Syrians in northwest who fled Assad regime fear renewed hardship
Health care workers hold signs near the Bab al-Hawa crossing during a sit-in against its closure, at the Syrian-Turkish border, in Idlib governorate, Syria, July 2, 2021. (Reuters Photo)


Syrians that fled the rule of the Bashar Assad regime and took shelter in the northwestern areas fear their fate may once again be placed in the regime’s hands as the last border-crossing for humanitarian aid is at risk of being shut.

Russia, Assad's key ally, wants United Nations aid to the region to come through the capital Damascus and not via Turkey, raising fears that the food they rely on will fall under their oppressor's control.
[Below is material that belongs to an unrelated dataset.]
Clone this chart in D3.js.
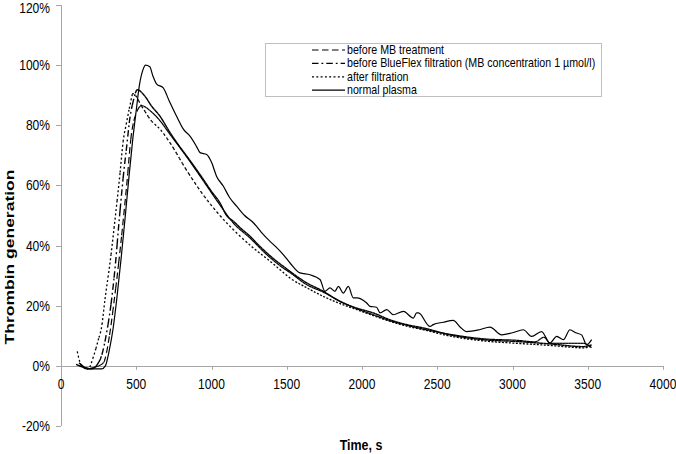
<!DOCTYPE html>
<html>
<head>
<meta charset="utf-8">
<script src="https://cdn.jsdelivr.net/npm/d3@7"></script>
<style>
  body { margin: 0; background: #fff; }
  svg { display: block; font-family: Arial, "Liberation Sans", sans-serif; }
</style>
</head>
<body>
<div id="chart"></div>
<script>
// series: time (s) and thrombin generation (fraction)
var beforeMbT = [130, 170, 220, 281, 325, 354, 385, 414, 440, 463, 500, 536, 600, 658, 724, 835, 946, 1056, 1145, 1256, 1367, 1477, 1522, 1632, 1743, 1854, 1965, 2075, 2186, 2297, 2408, 2585, 2806, 3028, 3150, 3210, 3249, 3470, 3526];
var beforeMbV = [0.005, -0.01, -0.005, 0.01, 0.11, 0.22, 0.35, 0.487, 0.62, 0.75, 0.84, 0.865, 0.845, 0.815, 0.77, 0.695, 0.615, 0.535, 0.475, 0.425, 0.37, 0.325, 0.31, 0.27, 0.245, 0.215, 0.19, 0.17, 0.15, 0.135, 0.122, 0.105, 0.09, 0.085, 0.08, 0.095, 0.075, 0.075, 0.06];

var blueFlexT = [120, 160, 200, 259, 303, 336, 360, 387, 414, 441, 454, 480, 507, 560, 600, 658, 724, 780, 835, 890, 946, 1000, 1056, 1100, 1145, 1200, 1256, 1310, 1367, 1420, 1477, 1522, 1632, 1743, 1854, 1965, 2075, 2186, 2297, 2408, 2585, 2806, 3028, 3249, 3470, 3526];
var blueFlexV = [0.01, -0.005, -0.01, 0.02, 0.11, 0.22, 0.33, 0.487, 0.63, 0.75, 0.81, 0.88, 0.918, 0.895, 0.865, 0.83, 0.776, 0.735, 0.698, 0.66, 0.62, 0.58, 0.542, 0.5, 0.481, 0.455, 0.431, 0.403, 0.376, 0.353, 0.331, 0.314, 0.276, 0.248, 0.214, 0.192, 0.176, 0.153, 0.137, 0.126, 0.103, 0.087, 0.081, 0.073, 0.064, 0.07];

var afterFiltT = [108, 137, 180, 215, 248, 270, 292, 330, 359, 390, 414, 436, 460, 478, 540, 600, 658, 724, 835, 946, 1056, 1167, 1278, 1389, 1455, 1522, 1632, 1743, 1854, 1965, 2075, 2186, 2297, 2408, 2585, 2806, 3028, 3249, 3470, 3526];
var afterFiltV = [0.048, 0, -0.01, 0.03, 0.087, 0.13, 0.22, 0.36, 0.487, 0.63, 0.75, 0.81, 0.87, 0.905, 0.86, 0.815, 0.787, 0.742, 0.65, 0.568, 0.5, 0.442, 0.392, 0.348, 0.32, 0.292, 0.26, 0.231, 0.207, 0.187, 0.167, 0.148, 0.132, 0.12, 0.099, 0.083, 0.075, 0.068, 0.06, 0.065];

var normalT = [100, 150, 200, 270, 295, 320, 345, 370, 400, 425, 450, 476, 500, 520, 545, 562, 590, 610, 636, 678, 720, 768, 813, 857, 900, 924, 968, 1001, 1034, 1078, 1120, 1167, 1220, 1278, 1330, 1389, 1430, 1477, 1522, 1588, 1654, 1721, 1754, 1787, 1820, 1843, 1876, 1909, 1942, 1965, 2031, 2053, 2097, 2120, 2164, 2208, 2275, 2341, 2363, 2375, 2452, 2473, 2540, 2606, 2650, 2695, 2780, 2850, 2928, 3000, 3072, 3127, 3193, 3249, 3294, 3338, 3382, 3420, 3459, 3493, 3526];
var normalV = [0.005, -0.005, -0.01, -0.01, 0, 0.05, 0.12, 0.22, 0.36, 0.487, 0.62, 0.75, 0.85, 0.93, 0.985, 1.0, 0.995, 0.965, 0.937, 0.925, 0.88, 0.83, 0.787, 0.764, 0.73, 0.709, 0.703, 0.676, 0.63, 0.598, 0.56, 0.531, 0.5, 0.476, 0.445, 0.414, 0.395, 0.37, 0.342, 0.309, 0.303, 0.287, 0.248, 0.259, 0.248, 0.264, 0.242, 0.264, 0.226, 0.226, 0.209, 0.198, 0.195, 0.176, 0.187, 0.17, 0.181, 0.159, 0.176, 0.176, 0.131, 0.137, 0.145, 0.151, 0.13, 0.114, 0.12, 0.129, 0.103, 0.11, 0.12, 0.098, 0.114, 0.076, 0.098, 0.087, 0.12, 0.11, 0.103, 0.07, 0.087];

var seriesNames = ["before MB treatment", "before BlueFlex filtration (MB concentration 1 \u00b5mol/l)", "after filtration", "normal plasma"];
var xTicks = [0, 500, 1000, 1500, 2000, 2500, 3000, 3500, 4000];
var yTicks = [-0.2, 0, 0.2, 0.4, 0.6, 0.8, 1.0, 1.2];

var width = 676, height = 454;
var squeeze = 0.86; // the picture text is a bit narrow

var svg = d3.select("#chart").append("svg")
  .attr("width", width)
  .attr("height", height);

var x = d3.scaleLinear().domain([0, 4000]).range([61, 663]);
var y = d3.scaleLinear().domain([-0.2, 1.2]).range([426, 5]);

var axisColor = "#a6a6a6";

// y axis
svg.append("line")
  .attr("x1", x(0) + 0.5).attr("x2", x(0) + 0.5)
  .attr("y1", y(-0.2)).attr("y2", y(1.2))
  .attr("stroke", axisColor).attr("stroke-width", 1);

yTicks.forEach(function(v) {
  var yy = Math.round(y(v)) + 0.5;
  svg.append("line")
    .attr("x1", x(0) - 5).attr("x2", x(0))
    .attr("y1", yy).attr("y2", yy)
    .attr("stroke", axisColor);
  svg.append("text")
    .attr("transform", "translate(50," + Math.max(y(v) + 5, 13) + ") scale(" + squeeze + ",1)")
    .attr("text-anchor", "end")
    .attr("font-size", 14)
    .attr("fill", "#000")
    .text(Math.round(v * 100) + "%");
});

// x axis at 0%
svg.append("line")
  .attr("x1", x(0)).attr("x2", x(4000))
  .attr("y1", Math.round(y(0)) + 0.5).attr("y2", Math.round(y(0)) + 0.5)
  .attr("stroke", axisColor);

xTicks.forEach(function(t) {
  var xx = Math.round(x(t)) + 0.5;
  svg.append("line")
    .attr("x1", xx).attr("x2", xx)
    .attr("y1", y(0)).attr("y2", y(0) + 4)
    .attr("stroke", axisColor);
  svg.append("text")
    .attr("transform", "translate(" + x(t) + ",389) scale(" + squeeze + ",1)")
    .attr("text-anchor", "middle")
    .attr("font-size", 14)
    .attr("fill", "#000")
    .text(t);
});

// axis titles
svg.append("text")
  .attr("transform", "translate(361,450) scale(" + squeeze + ",1)")
  .attr("text-anchor", "middle")
  .attr("font-size", 14.5)
  .attr("font-weight", "bold")
  .text("Time, s");

svg.append("text")
  .attr("transform", "translate(14,257) rotate(-90) scale(1,0.72)")
  .attr("text-anchor", "middle")
  .attr("font-size", 17.5)
  .attr("font-weight", "bold")
  .text("Thrombin generation");

// lines
var styles = [
  { dash: "6.5,3.5", width: 1.2 },
  { dash: "6.5,3,1.8,3", width: 1.4 },
  { dash: "2,2.3", width: 1.3 },
  { dash: null, width: 1.2 }
];

var series = [
  d3.zip(beforeMbT, beforeMbV),
  d3.zip(blueFlexT, blueFlexV),
  d3.zip(afterFiltT, afterFiltV),
  d3.zip(normalT, normalV)
];

var line = d3.line()
  .x(function(d) { return x(d[0]); })
  .y(function(d) { return y(d[1]); })
  .curve(d3.curveMonotoneX);

var plain = d3.line()
  .x(function(p) { return p.x; })
  .y(function(p) { return p.y; });

// the spreadsheet restarts the dash pattern on every short piece,
// so flat stretches look solid and steep ones show the dashes
function drawDashed(data, style) {
  var tmp = svg.append("path").attr("d", line(data)).attr("fill", "none");
  var node = tmp.node();
  var total = node.getTotalLength();
  var pieces = [], cur = [], startX = 0;
  for (var l = 0; l <= total; l += 0.5) {
    var p = node.getPointAtLength(l);
    if (!cur.length) { cur.push(p); startX = p.x; continue; }
    cur.push(p);
    if (p.x - startX >= 3) {
      pieces.push(cur);
      cur = [p];
      startX = p.x;
    }
  }
  if (cur.length > 1) pieces.push(cur);
  tmp.remove();

  svg.append("g").selectAll("path").data(pieces)
    .enter().append("path")
    .attr("d", plain)
    .attr("fill", "none")
    .attr("stroke", "#000")
    .attr("stroke-width", style.width)
    .attr("stroke-dasharray", style.dash);
}

series.forEach(function(data, i) {
  if (styles[i].dash) {
    drawDashed(data, styles[i]);
  } else {
    svg.append("path")
      .datum(data)
      .attr("d", line)
      .attr("fill", "none")
      .attr("stroke", "#000")
      .attr("stroke-width", styles[i].width);
  }
});

// legend
var legend = svg.append("g");
legend.append("rect")
  .attr("x", 265.5).attr("y", 43.5)
  .attr("width", 336).attr("height", 53)
  .attr("fill", "#fff")
  .attr("stroke", "#bfbfbf");

seriesNames.forEach(function(name, i) {
  var ly = 50 + i * 13.4;
  legend.append("line")
    .attr("x1", 312).attr("x2", 345)
    .attr("y1", ly).attr("y2", ly)
    .attr("stroke", "#000")
    .attr("stroke-width", styles[i].width)
    .attr("stroke-dasharray", styles[i].dash);
  legend.append("text")
    .attr("transform", "translate(347," + (ly + 4) + ") scale(" + squeeze + ",1)")
    .attr("font-size", 12.4)
    .text(name);
});
</script>
</body>
</html>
A U.N. mandate to supply aid from Turkey, currently via the Bab al-Hawa crossing, expires Saturday, and while Western members of the U.N. Security Council want to extend and expand it, veto powers Russia and China are wary of renewing it. Russia skipped negotiations on the issue Tuesday.

Hossam Kaheil, who fled to Idlib in 2018 when the rebellion in Ghouta, just outside Damascus, was defeated, does not trust regime authorities to let aid through if supply lines are changed.

"In Idlib the situation is good, but if they close the crossings, there will be a humanitarian catastrophe," said the 36-year-old, who recalls being so hungry in 2014, as Syrian regime forces laid siege to Ghouta, that he had to eat animal feed. He added that two of his siblings died due to medical shortages during the siege, described by U.N. investigators as the longest in modern history.

U.N. aid across the Turkish border has helped to keep millions of Syrians supplied with food, medicine and water in the last part of Syria still held by the opposition.

The regime says it is committed to facilitating the delivery of U.N. aid from within the country. The Syrian information ministry did not respond to emailed questions from Reuters for this article.

Russian President Vladimir Putin said last month that the Red Cross and Red Crescent should be allowed to observe if there were suspicions of any stealing, although he did not think that would happen.

Russian leverage

The tussle marks a diplomatic front in a war that has been in a military stalemate for several years, with Moscow and Damascus seeking to reassert state sovereignty over a corner of Syria outside their control.

Since winning back the bulk of Syria with Russian and Iranian help, Assad has struggled to advance further. Turkish forces block his path in the northwest, and United States forces are on the ground in the east, where oilfields, farmland and land routes to Iraq are located.

Regime-held Syria, along with the rest of the country, is in economic crisis. Assad's plans for reconstruction and economic revival, which came to little, faced new headwinds with the imposition of new U.S. sanctions last year.

"This is a moment of leverage for Russia – a wrangle over strategic advantage in which humanitarian issues are being used as the fulcrum," Joshua Landis, head of the Center for Middle East Studies at the University of Oklahoma, told Reuters.

"Unfortunately the Syrian people are the real losers in this battle between Russia and the U.S."

The U.S. wants the aid mandate renewed. So does Turkey, which exercises sway in the northwest through support to the opposition, aid and Turkish boots on the ground.

The U.N. has warned that failure to renew the aid operation would be devastating for millions of people.

"We don't want to see these people becoming pawns in a political game," said Mark Cutts, U.N. deputy regional humanitarian coordinator for the Syria crisis.

"It is really shameful that we are talking about reducing access at a time when we should be scaling up the operation," he added.

The number of people dependent on aid in the northwest has grown by 20% to 3.4 million in a year, the U.N. says.

Mistrust

Russia cites U.S. sanctions as a reason for the humanitarian problems. Washington, whose sanctions aim to cut off funds for the Assad regime, rejects this.

Agreed in 2014 when Assad was in retreat, the U.N. mandate initially allowed deliveries from four locations. Russian and Chinese opposition whittled this down to one last year. Russia says the operation is outdated.

Delivering aid across front lines has proven difficult if not impossible throughout the war. "We've requested access for cross-line convoys multiple times ... because we would like as much access as possible from all sides, but the war is not over," Cutts said.

"In this kind of environment, it is very difficult to get agreement from the parties on both sides for convoys to move across that front line," he added.

Durmuş Aydın, secretary-general of Turkey's Humanitarian Relief Foundation (IHH), part of the aid operation, told Reuters that aid deliveries across front lines did not seem possible at the moment.

"One of the reasons this isn't a realistic solution is the mistrust in people toward the Syrian (regime) government and Russia," he said.